Analytic structure of scalar composites in the symmetric phase of the gauged Nambu-Jona-Lasinio model

TL;DR

This paper analyzes the analytic structure of scalar composites in the symmetric phase of the gauged Nambu-Jona-Lasinio model, revealing their behavior near the critical scaling region and deriving an analytic scalar propagator.

Contribution

It introduces a method to solve the Schwinger-Dyson equation for the Yukawa vertex, enabling an analytic expression for the scalar propagator along the critical curve.

Findings

Scalar composites become relevant at short distances near criticality

An analytic scalar propagator valid along the entire critical curve is derived

The mass and width of scalar composites are reexamined in the critical region

Abstract

The gauged Nambu-Jona-Lasinio model in the quenched-ladder approximation has non-trivial dynamics near a critical scaling region (critical curve) separating a chiral symmetric and a dynamically chiral symmetry broken phase. Scalar and pseudoscalar composites corresponding to the four-fermion interaction become relevant degrees of freedom at short distances, which is reflected in the appearance of a large anomalous dimension of the four-fermion operators.

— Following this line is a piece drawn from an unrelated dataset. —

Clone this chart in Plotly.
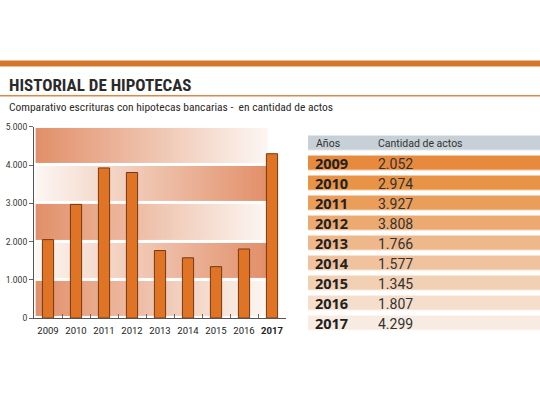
import numpy as np
import plotly.graph_objects as go

# data
years = ["2009", "2010", "2011", "2012", "2013", "2014", "2015", "2016", "2017"]
actos = [2052, 2974, 3927, 3808, 1766, 1577, 1345, 1807, 4299]
y_ticks = [0, 1000, 2000, 3000, 4000, 5000]

title = "HISTORIAL DE HIPOTECAS"
subtitle = "Comparativo escrituras con hipotecas bancarias -  en cantidad de actos"
table_header = ["Años", "Cantidad de actos"]

W, H = 540, 405
ORANGE = "#E07424"
LINE = "#D5772B"
NARROW = "Liberation Sans Narrow, Roboto Condensed, DejaVu Sans Condensed, Roboto"
row_colors = ["#C6D0D6", "#E88A3E", "#E89346", "#EA9E5A", "#ECAA70",
              "#EEB88A", "#F0C39E", "#F2D0B4", "#F5DFCC", "#F8ECE2"]

def px_x(p):
    return p / W

def px_y(p):
    return 1 - p / H

fig = go.Figure()

# background gradient bands behind the bars (decoration only)
band_x = np.linspace(-0.39, 7.78, 80)
band_y = [500, 1500, 2500, 3500, 4500]
ramp = np.linspace(1, 0, len(band_x))
band_z = [ramp if i % 2 == 0 else ramp[::-1] for i in range(len(band_y))]
fig.add_trace(go.Heatmap(
    x=band_x, y=band_y, z=band_z, ygap=3, zmin=0, zmax=1,
    colorscale=[[0, "#FCF6F2"], [1, "#E2906A"]],
    showscale=False, hoverinfo="skip", xaxis="x", yaxis="y"))

fig.add_trace(go.Bar(
    x=years, y=actos, width=0.4, xaxis="x2", yaxis="y",
    marker=dict(color=ORANGE, line=dict(color="#6E3A18", width=1)),
    hoverinfo="x+y"))

# table rows
n = len(years) + 1
scale = []
for i, c in enumerate(row_colors):
    scale.append([i / n, c])
    scale.append([(i + 1) / n, c])
fig.add_trace(go.Heatmap(
    x=[0], y=list(range(n)), z=[[i] for i in range(n)],
    zmin=-0.5, zmax=n - 0.5, colorscale=scale, ygap=5.5,
    showscale=False, hoverinfo="skip", xaxis="x3", yaxis="y3"))

ann = []
ann.append(dict(x=px_x(314), y=0, xref="paper", yref="y3", text=table_header[0],
                xanchor="left", yanchor="middle", showarrow=False,
                font=dict(family="Roboto", size=10.5, color="#333")))
ann.append(dict(x=px_x(376), y=0, xref="paper", yref="y3", text=table_header[1],
                xanchor="left", yanchor="middle", showarrow=False,
                font=dict(family="Roboto", size=10.5, color="#333")))
for i, (yr, v) in enumerate(zip(years, actos)):
    ann.append(dict(x=px_x(313), y=i + 1, xref="paper", yref="y3",
                    text=f"<b>{yr}</b>", xanchor="left", yanchor="middle",
                    showarrow=False,
                    font=dict(family="Open Sans", size=14.5, color="#222")))
    ann.append(dict(x=px_x(376), y=i + 1, xref="paper", yref="y3",
                    text=f"{v:,}".replace(",", "."), xanchor="left",
                    yanchor="middle", showarrow=False,
                    font=dict(family="Roboto", size=14, color="#333")))

ann.append(dict(x=px_x(7), y=px_y(82), xref="paper", yref="paper", text=f"<b>{title}</b>",
                xanchor="left", yanchor="middle", showarrow=False,
                font=dict(family=NARROW, size=17, color="#2a2a2a")))
ann.append(dict(x=px_x(7), y=px_y(105), xref="paper", yref="paper", text=subtitle,
                xanchor="left", yanchor="middle", showarrow=False,
                font=dict(family=NARROW, size=11.5, color="#2a2a2a")))

shapes = [
    dict(type="rect", xref="paper", yref="paper", x0=0, x1=1,
         y0=px_y(63), y1=px_y(57), fillcolor=LINE, line=dict(width=0), layer="below"),
    dict(type="line", xref="paper", yref="paper", x0=0, x1=1,
         y0=px_y(93), y1=px_y(93), line=dict(color="#D98A4A", width=1.5)),
]

tick_text = [f"<b>{y}</b>" if y == "2017" else y for y in years]

fig.update_layout(
    width=W, height=H, margin=dict(l=0, r=0, t=0, b=0),
    paper_bgcolor="white", plot_bgcolor="rgba(0,0,0,0)",
    separators=",.", showlegend=False,
    annotations=ann, shapes=shapes,
    xaxis=dict(domain=[px_x(34), px_x(286)], range=[-0.5, 8.5], visible=False,
               fixedrange=True),
    xaxis2=dict(overlaying="x", anchor="y", type="category", range=[-0.5, 8.5],
                categoryorder="array", categoryarray=years,
                tickvals=years, ticktext=tick_text, tickangle=0,
                showline=True, linecolor="#555", linewidth=1.2,
                ticks="inside", tickson="boundaries", ticklen=4, tickcolor="#666",
                ticklabelstandoff=3,
                showgrid=False, tickfont=dict(family="Roboto", size=9.5, color="#222")),
    yaxis=dict(domain=[px_y(321), px_y(125)], range=[0, 5000], tickvals=y_ticks,
               tickformat=",d", showline=True, linecolor="#555", linewidth=1.2,
               ticks="outside", ticklen=4, tickcolor="#666", showgrid=False,
               zeroline=False, tickfont=dict(family="Roboto", size=8.5, color="#333")),
    xaxis3=dict(domain=[px_x(308), 1], range=[-0.5, 0.5], visible=False, anchor="y3"),
    yaxis3=dict(domain=[px_y(337), px_y(131.75)], range=[n - 0.5, -0.5], visible=False,
                anchor="x3"),
)

# pin the figure to the window corner (no page margin, no extra page height)
pin = ("document.body.style.margin='0';"
       "var gd=document.getElementById('{plot_id}');"
       "gd.style.position='fixed';gd.style.top='0';gd.style.left='0';")
fig.write_html("out.html", config={"displayModeBar": False}, post_script=pin)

A method is introduced for solving the Schwinger-Dyson equation for the Yukawa vertex in specific kinematic regimes. This allows one to derive an analytic expression for the scalar propagator, which is valid along the entire critical curve. The mass and width of the scalar composites in the critical scaling region are reexamined and the conformal phase transition at the critical gauge coupling is discussed.